At the center of almost every galaxy, there is a supermassive black hole, weighing millions if not billions of times the mass of our Sun. If a new paper is correct, around some of those enormous black holes there are many smaller ones, interacting and merging together.
As reported in Nature, the environment around supermassive black holes could be favorable for stellar-sized black hole collisions, like GW190521. This specific event was peculiar to research because it showed two black holes orbiting each other in a non-circular orbit (geometrically eccentric), something never seen before.
The merger was also the heaviest to date, and the first with a potentially light counterpart, creating a whole flurry of excitement and uncertainties. The international team argues that supermassive black holes could be crucial to make these mergers more likely.
“In these environments the typical velocity and density of black holes is so high that smaller black holes bounce around as in a giant game of billiards and wide circular binaries cannot exist,” co-author Professor Bence Kocsis from the University of Oxford, said in a statement.
However, the supermassive black hole is not enough. There are two other key players in facilitating the unusual merger of these black holes – especially since they believe they might not have been a first-time merger, but rather a repeated one.
“New studies show that the gas disk plays an important role in capturing smaller black holes, which over time move closer to the center and also closer to one other. This not only implies they meet and form pairs, but also that such a pair might interact with another, third, black hole, often leading to a chaotic tango with three black holes flying around,” added co-author Hiromichi Tagawa from Tohoku University.
Apart from gas, the other important property was geometry. The team considered collisions three-dimensionally at first – but once they scaled it down to a single plane of interaction, they discovered that it was a lot more likely to have events such as GW190521.
“But then we started thinking about what would happen if the black hole interactions were instead to take place in a flat disk, which is closer to a two-dimensional environment. Surprisingly, we found in this limit that the probability of forming an eccentric merger increases by as much as a 100 times, which leads to about half of all black hole mergers in such disks possibly being eccentric,” lead author Johan Samsing, from the Niels Bohr Institute at the University of Copenhagen, explained
“And that discovery fits incredibly well with the observation in 2019, which all in all now points in the direction that the otherwise spectacular properties of this source are not so strange again, if it was created in a flat gas disk surrounding a super massive black hole in a galactic nucleus.”
Black holes appear to have their own cosmic billiards game happening.
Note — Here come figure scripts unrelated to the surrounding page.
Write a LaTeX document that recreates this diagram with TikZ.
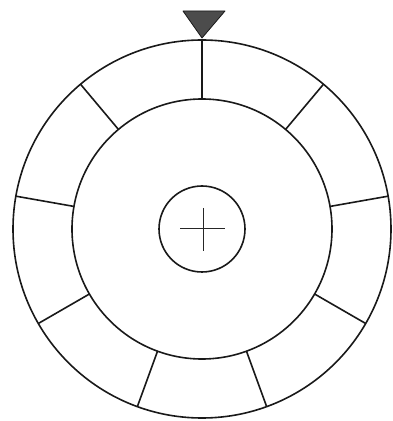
\documentclass[tikz,border=0pt]{standalone}
\usetikzlibrary{calc}
\begin{document}
\begin{tikzpicture}[x=1pt,y=1pt,
  ring/.style={draw=black!90,line width=1.6pt},
  spoke/.style={draw=black!90,line width=1.6pt},
  crossline/.style={draw=black!85,line width=1.0pt},
  pointer/.style={draw=black!90,fill=black!70,line width=0.8pt,line join=round}]
\useasboundingbox (0,0) rectangle (393,421);
\coordinate (c) at (202,192);
\draw[ring] (c) circle[radius=189];
\draw[ring] (c) circle[radius=130];
\draw[ring] (c) circle[radius=43];
\draw[crossline] ($(c)+(-22,0)$) -- ($(c)+(23,0)$);
\draw[crossline] ($(c)+(1,21)$) -- ($(c)+(1,-22)$);
\foreach \a in {90,130,...,410}{
  \draw[spoke] ($(c)+(\a:130)$) -- ($(c)+(\a:189)$);
}
\coordinate (tl) at (183,410);
\coordinate (tr) at (225,410);
\coordinate (tip) at (202,383);
\draw[pointer] (tl) -- (tr) -- (tip) -- cycle;
\end{tikzpicture}
\end{document}
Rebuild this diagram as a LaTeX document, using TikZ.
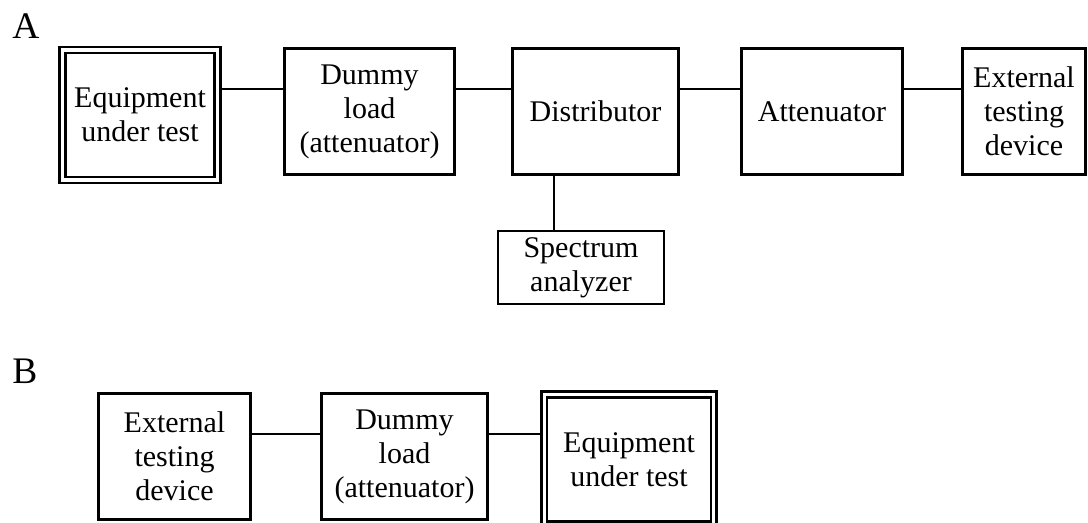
\documentclass[tikz,border=0pt]{standalone}
\usepackage{fontspec}
\setmainfont{Liberation Serif}
\usetikzlibrary{calc}

\begin{document}
\begin{tikzpicture}[x=0.4pt, y=-0.4pt,
    box/.style={draw, line width=1.1pt, inner sep=0pt, outer sep=0pt, align=center,
      minimum height=50.4pt, font=\fontsize{12}{13.6}\selectfont},
    eut/.style={box, double, line width=1pt, double distance=1.3pt, outer sep=1.65pt, minimum height=52pt},
    link/.style={line width=0.8pt},
    tag/.style={anchor=base west, inner sep=0pt, font=\fontsize{15}{18}\selectfont}]
    \useasboundingbox (0,0) rectangle (1088,522);
    % set-up A
    \node[tag] (labA) at (12,38) {A};
    \node[eut, minimum width=62pt] (eutA) at (140,115) {Equipment\\under test};
    \node[box, minimum width=68pt] (dummyA) at (369.5,111.5) {Dummy\\load\\(attenuator)};
    \node[box, minimum width=66.4pt] (distA) at (595.5,111.5) {Distributor};
    \node[box, minimum width=64.4pt] (attA) at (822,111.5) {Attenuator};
    \node[box, minimum width=49.2pt] (extA) at (1024,111.5) {External\\testing\\device};
    \node[box, line width=0.8pt, minimum width=66.4pt, minimum height=29.2pt] (specA) at (581,267.5) {Spectrum\\analyzer};
    \draw[link] ([yshift=9pt]dummyA.west) -- ([yshift=9pt]dummyA.west -| eutA.east);
    \draw[link] ([yshift=9pt]dummyA.east) -- ([yshift=9pt]distA.west);
    \draw[link] ([yshift=9pt]distA.east) -- ([yshift=9pt]attA.west);
    \draw[link] ([yshift=9pt]attA.east) -- ([yshift=9pt]extA.west);
    \draw[link] ($(distA.south west)!0.25!(distA.south east)$) coordinate (tap) -- (tap |- specA.north);
    % set-up B
    \node[tag] (labB) at (12,383) {B};
    \node[box, minimum width=60.8pt] (extB) at (174.5,456.5) {External\\testing\\device};
    \node[box, minimum width=66.4pt] (dummyB) at (404.5,456.5) {Dummy\\load\\(attenuator)};
    \node[eut, minimum width=67.8pt] (eutB) at (629,459.5) {Equipment\\under test};
    \draw[link] ([yshift=9.2pt]extB.east) -- ([yshift=9.2pt]dummyB.west);
    \draw[link] ([yshift=9.2pt]dummyB.east) -- ([yshift=9.2pt]dummyB.east -| eutB.west);
\end{tikzpicture}
\end{document}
The discovery of more events like this will help understand not just gravitational waves or stellar-sized black holes, but also the extreme environment around supermassive black holes.
“But how and where in our Universe do such black holes form and merge? Does it happen when nearby stars collapse and both turn into black holes, is it through close chance encounters in star clusters, or is it something else? These are some of the key questions in the new era of Gravitational Wave Astrophysics,” Samsing stated.